(Task statement)
Write out the listing below without alteration, omitting its pictures.

----------------------------------------

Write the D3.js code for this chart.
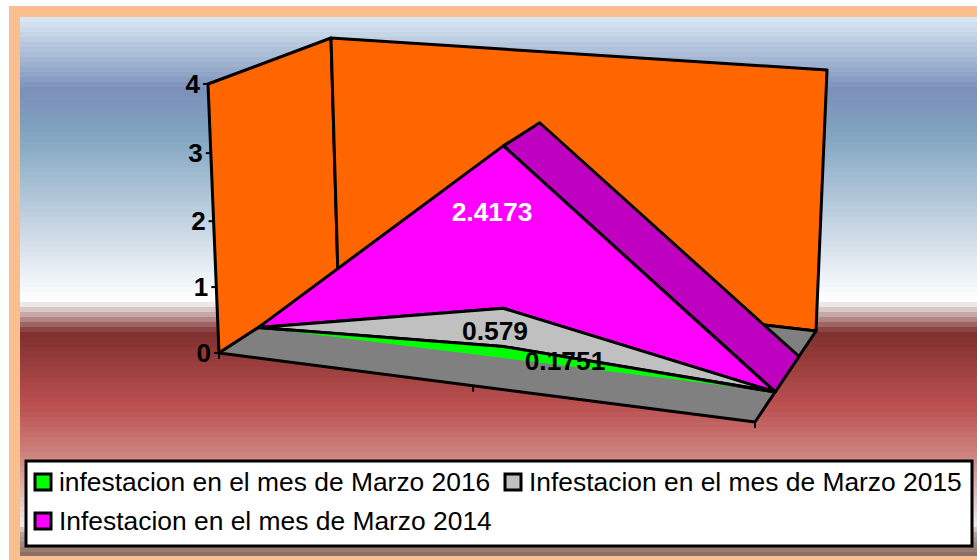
<!DOCTYPE html>
<html>
<head>
<meta charset="utf-8">
<script src="https://cdn.jsdelivr.net/npm/d3@7/dist/d3.min.js"></script>
<style>
	html, body { margin: 0; padding: 0; background: #fff; overflow: hidden; }
	svg { display: block; }
	text { font-family: "Liberation Sans", Arial, sans-serif; }
</style>
</head>
<body>
<div id="chart"></div>
<script>
const WIDTH = 977;
const HEIGHT = 560;

const categories = ["", "", ""];
const seriesNames = [
	"infestacion en el mes de Marzo 2016",
	"Infestacion en el mes de Marzo 2015",
	"Infestacion en el mes de Marzo 2014"
];
const values2016 = [0, 0.1751, 0];
const values2015 = [0, 0.579, 0];
const values2014 = [0, 2.4173, 0];
const seriesColors = ["#00ff00", "#c0c0c0", "#ff00ff"];
const valueTicks = [0, 1, 2, 3, 4];

// corners of the 3d box, [x, y] on screen: f/b front/back, l/r left/right, 0/1 floor/top
const BOX = {
	fl0: [219, 353], fl1: [208, 84], fr0: [755, 422], fr1: [766, 130],
	bl0: [338, 276], bl1: [331, 38], br0: [816, 331], br1: [827, 70]
};
const ROW_FRONT = 0.33;
const ROW_BACK = 0.72;

// background bands, top to bottom
const bandY = [17, 23, 90, 135, 300, 306, 332, 405, 460, 526, 531, 556];
const bandC = ["#dceaf6", "#d3e2ef", "#7a90b9", "#82a5c1", "#ffffff", "#e6dcdc", "#7f2f2f", "#bb5050", "#d08a84", "#f0ecea", "#b8aca2", "#8a6a60"];

const xScale = d3.scaleLinear().domain([0, 1, 2]).range([0, 0.474, 1]);
// slight perspective along the value axis
const yScale = d3.scaleLinear().domain(valueTicks).range([0, 0.245, 0.49, 0.743, 1]);
const bg = d3.scaleLinear().domain(bandY).range(bandC).interpolate(d3.interpolateRgb);

// trilinear position inside the box
function project(cat, value, depth) {
	const u = xScale(cat), v = yScale(value);
	const mix = (a, b, t) => [a[0] + (b[0] - a[0]) * t, a[1] + (b[1] - a[1]) * t];
	const f = mix(mix(BOX.fl0, BOX.fr0, u), mix(BOX.fl1, BOX.fr1, u), v);
	const b = mix(mix(BOX.bl0, BOX.br0, u), mix(BOX.bl1, BOX.br1, u), v);
	return mix(f, b, depth);
}

const svg = d3.select("#chart").append("svg")
	.attr("width", WIDTH)
	.attr("height", HEIGHT);

// frame and banded background
svg.append("rect").attr("x", 9).attr("y", 6).attr("width", WIDTH - 9).attr("height", HEIGHT - 6).attr("fill", "#f9bf8f");
svg.append("g").selectAll("rect")
	.data(d3.range(17, 556, 5))
	.join("rect")
	.attr("x", 20)
	.attr("y", d => d)
	.attr("width", WIDTH - 20)
	.attr("height", d => Math.min(5, 556 - d))
	.attr("fill", d => bg(d + 2));

function poly(points, fill, stroke) {
	return svg.append("path")
		.attr("d", d3.line()(points) + "Z")
		.attr("fill", fill)
		.attr("stroke", stroke || "none")
		.attr("stroke-width", 3)
		.attr("stroke-linejoin", "round");
}

// walls and floor
poly([BOX.fl0, BOX.fl1, BOX.bl1, BOX.bl0], "#ff6600", "#000");
poly([BOX.bl0, BOX.bl1, BOX.br1, BOX.br0], "#ff6600", "#000");
poly([BOX.fl0, BOX.bl0, BOX.br0, BOX.fr0], "#808080", "#000");

// stacked areas
const stack = d3.stack().keys([0, 1, 2]).value((d, k) => d[k]);
const table = categories.map((c, i) => [values2016[i], values2015[i], values2014[i]]);
const layers = stack(table);
const topLayer = layers[2];

// side of the top area, going back in depth
poly([
	project(1, topLayer[1][1], ROW_FRONT),
	project(2, topLayer[2][1], ROW_FRONT),
	project(2, topLayer[2][1], ROW_BACK),
	project(1, topLayer[1][1], ROW_BACK)
], "#c000c0", "#000");

[2, 1, 0].forEach(k => {
	const layer = layers[k];
	const upper = layer.map((d, i) => project(i, d[1], ROW_FRONT));
	const lower = layer.map((d, i) => project(i, d[0], ROW_FRONT)).reverse();
	poly(upper.concat(lower), seriesColors[k], k === 0 ? null : "#000");
	if (k === 0) {
		svg.append("path").attr("d", d3.line()(upper)).attr("fill", "none").attr("stroke", "#000").attr("stroke-width", 3);
	}
});

// value axis
const axis = svg.append("g");
valueTicks.forEach(t => {
	const p = project(0, t, 0);
	axis.append("line")
		.attr("x1", p[0] - 5).attr("x2", p[0])
		.attr("y1", p[1]).attr("y2", p[1])
		.attr("stroke", "#000").attr("stroke-width", 2);
	axis.append("text")
		.attr("x", p[0] - 8)
		.attr("y", p[1])
		.attr("dy", "0.35em")
		.attr("text-anchor", "end")
		.style("font-size", "26px")
		.style("font-weight", "bold")
		.text(t);
});

// category ticks on the front floor edge
categories.forEach((c, i) => {
	const p = project(i, 0, 0);
	svg.append("line")
		.attr("x1", p[0]).attr("x2", p[0])
		.attr("y1", p[1]).attr("y2", p[1] + 6)
		.attr("stroke", "#000").attr("stroke-width", 2);
});

// data labels
const labels = [
	{ text: "2.4173", x: 492, y: 212, fill: "#fff" },
	{ text: "0.579", x: 495, y: 331, fill: "#000" },
	{ text: "0.1751", x: 565, y: 361, fill: "#000" }
];
svg.append("g").selectAll("text")
	.data(labels)
	.join("text")
	.attr("x", d => d.x)
	.attr("y", d => d.y)
	.attr("dy", "0.35em")
	.attr("text-anchor", "middle")
	.attr("fill", d => d.fill)
	.style("font-size", "26.4px")
	.style("font-weight", "bold")
	.text(d => d.text);

// Legend
svg.append("rect")
	.attr("x", 26).attr("y", 461).attr("width", 946).attr("height", 85)
	.attr("fill", "#fff").attr("stroke", "#000").attr("stroke-width", 3);
const legendPos = [[35, 474], [505, 474], [35, 513]];
seriesNames.forEach((name, i) => {
	const row = svg.append("g").attr("transform", `translate(${legendPos[i]})`);
	row.append("rect")
		.attr("width", 16).attr("height", 16)
		.attr("fill", seriesColors[i]).attr("stroke", "#000").attr("stroke-width", 3);
	row.append("text")
		.attr("x", 24)
		.attr("y", 8)
		.attr("dy", "0.35em")
		.style("font-size", "26.4px")
		.text(name);
});
</script>
</body>
</html>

----------------------------------------

(Output below)
Write the D3.js code for this chart.
<!DOCTYPE html>
<html>
<head>
<meta charset="utf-8">
<script src="https://cdn.jsdelivr.net/npm/d3@7/dist/d3.min.js"></script>
<style>
	html, body { margin: 0; padding: 0; background: #fff; overflow: hidden; }
	svg { display: block; }
	text { font-family: "Liberation Sans", Arial, sans-serif; }
</style>
</head>
<body>
<div id="chart"></div>
<script>
const WIDTH = 977;
const HEIGHT = 560;

const categories = ["", "", ""];
const seriesNames = [
	"infestacion en el mes de Marzo 2016",
	"Infestacion en el mes de Marzo 2015",
	"Infestacion en el mes de Marzo 2014"
];
const values2016 = [0, 0.1751, 0];
const values2015 = [0, 0.579, 0];
const values2014 = [0, 2.4173, 0];
const seriesColors = ["#00ff00", "#c0c0c0", "#ff00ff"];
const valueTicks = [0, 1, 2, 3, 4];

// corners of the 3d box, [x, y] on screen: f/b front/back, l/r left/right, 0/1 floor/top
const BOX = {
	fl0: [219, 353], fl1: [208, 84], fr0: [755, 422], fr1: [766, 130],
	bl0: [338, 276], bl1: [331, 38], br0: [816, 331], br1: [827, 70]
};
const ROW_FRONT = 0.33;
const ROW_BACK = 0.72;

// background bands, top to bottom
const bandY = [17, 23, 90, 135, 300, 306, 332, 405, 460, 526, 531, 556];
const bandC = ["#dceaf6", "#d3e2ef", "#7a90b9", "#82a5c1", "#ffffff", "#e6dcdc", "#7f2f2f", "#bb5050", "#d08a84", "#f0ecea", "#b8aca2", "#8a6a60"];

const xScale = d3.scaleLinear().domain([0, 1, 2]).range([0, 0.474, 1]);
// slight perspective along the value axis
const yScale = d3.scaleLinear().domain(valueTicks).range([0, 0.245, 0.49, 0.743, 1]);
const bg = d3.scaleLinear().domain(bandY).range(bandC).interpolate(d3.interpolateRgb);

// trilinear position inside the box
function project(cat, value, depth) {
	const u = xScale(cat), v = yScale(value);
	const mix = (a, b, t) => [a[0] + (b[0] - a[0]) * t, a[1] + (b[1] - a[1]) * t];
	const f = mix(mix(BOX.fl0, BOX.fr0, u), mix(BOX.fl1, BOX.fr1, u), v);
	const b = mix(mix(BOX.bl0, BOX.br0, u), mix(BOX.bl1, BOX.br1, u), v);
	return mix(f, b, depth);
}

const svg = d3.select("#chart").append("svg")
	.attr("width", WIDTH)
	.attr("height", HEIGHT);

// frame and banded background
svg.append("rect").attr("x", 9).attr("y", 6).attr("width", WIDTH - 9).attr("height", HEIGHT - 6).attr("fill", "#f9bf8f");
svg.append("g").selectAll("rect")
	.data(d3.range(17, 556, 5))
	.join("rect")
	.attr("x", 20)
	.attr("y", d => d)
	.attr("width", WIDTH - 20)
	.attr("height", d => Math.min(5, 556 - d))
	.attr("fill", d => bg(d + 2));

function poly(points, fill, stroke) {
	return svg.append("path")
		.attr("d", d3.line()(points) + "Z")
		.attr("fill", fill)
		.attr("stroke", stroke || "none")
		.attr("stroke-width", 3)
		.attr("stroke-linejoin", "round");
}

// walls and floor
poly([BOX.fl0, BOX.fl1, BOX.bl1, BOX.bl0], "#ff6600", "#000");
poly([BOX.bl0, BOX.bl1, BOX.br1, BOX.br0], "#ff6600", "#000");
poly([BOX.fl0, BOX.bl0, BOX.br0, BOX.fr0], "#808080", "#000");

// stacked areas
const stack = d3.stack().keys([0, 1, 2]).value((d, k) => d[k]);
const table = categories.map((c, i) => [values2016[i], values2015[i], values2014[i]]);
const layers = stack(table);
const topLayer = layers[2];

// side of the top area, going back in depth
poly([
	project(1, topLayer[1][1], ROW_FRONT),
	project(2, topLayer[2][1], ROW_FRONT),
	project(2, topLayer[2][1], ROW_BACK),
	project(1, topLayer[1][1], ROW_BACK)
], "#c000c0", "#000");

[2, 1, 0].forEach(k => {
	const layer = layers[k];
	const upper = layer.map((d, i) => project(i, d[1], ROW_FRONT));
	const lower = layer.map((d, i) => project(i, d[0], ROW_FRONT)).reverse();
	poly(upper.concat(lower), seriesColors[k], k === 0 ? null : "#000");
	if (k === 0) {
		svg.append("path").attr("d", d3.line()(upper)).attr("fill", "none").attr("stroke", "#000").attr("stroke-width", 3);
	}
});

// value axis
const axis = svg.append("g");
valueTicks.forEach(t => {
	const p = project(0, t, 0);
	axis.append("line")
		.attr("x1", p[0] - 5).attr("x2", p[0])
		.attr("y1", p[1]).attr("y2", p[1])
		.attr("stroke", "#000").attr("stroke-width", 2);
	axis.append("text")
		.attr("x", p[0] - 8)
		.attr("y", p[1])
		.attr("dy", "0.35em")
		.attr("text-anchor", "end")
		.style("font-size", "26px")
		.style("font-weight", "bold")
		.text(t);
});

// category ticks on the front floor edge
categories.forEach((c, i) => {
	const p = project(i, 0, 0);
	svg.append("line")
		.attr("x1", p[0]).attr("x2", p[0])
		.attr("y1", p[1]).attr("y2", p[1] + 6)
		.attr("stroke", "#000").attr("stroke-width", 2);
});

// data labels
const labels = [
	{ text: "2.4173", x: 492, y: 212, fill: "#fff" },
	{ text: "0.579", x: 495, y: 331, fill: "#000" },
	{ text: "0.1751", x: 565, y: 361, fill: "#000" }
];
svg.append("g").selectAll("text")
	.data(labels)
	.join("text")
	.attr("x", d => d.x)
	.attr("y", d => d.y)
	.attr("dy", "0.35em")
	.attr("text-anchor", "middle")
	.attr("fill", d => d.fill)
	.style("font-size", "26.4px")
	.style("font-weight", "bold")
	.text(d => d.text);

// Legend
svg.append("rect")
	.attr("x", 26).attr("y", 461).attr("width", 946).attr("height", 85)
	.attr("fill", "#fff").attr("stroke", "#000").attr("stroke-width", 3);
const legendPos = [[35, 474], [505, 474], [35, 513]];
seriesNames.forEach((name, i) => {
	const row = svg.append("g").attr("transform", `translate(${legendPos[i]})`);
	row.append("rect")
		.attr("width", 16).attr("height", 16)
		.attr("fill", seriesColors[i]).attr("stroke", "#000").attr("stroke-width", 3);
	row.append("text")
		.attr("x", 24)
		.attr("y", 8)
		.attr("dy", "0.35em")
		.style("font-size", "26.4px")
		.text(name);
});
</script>
</body>
</html>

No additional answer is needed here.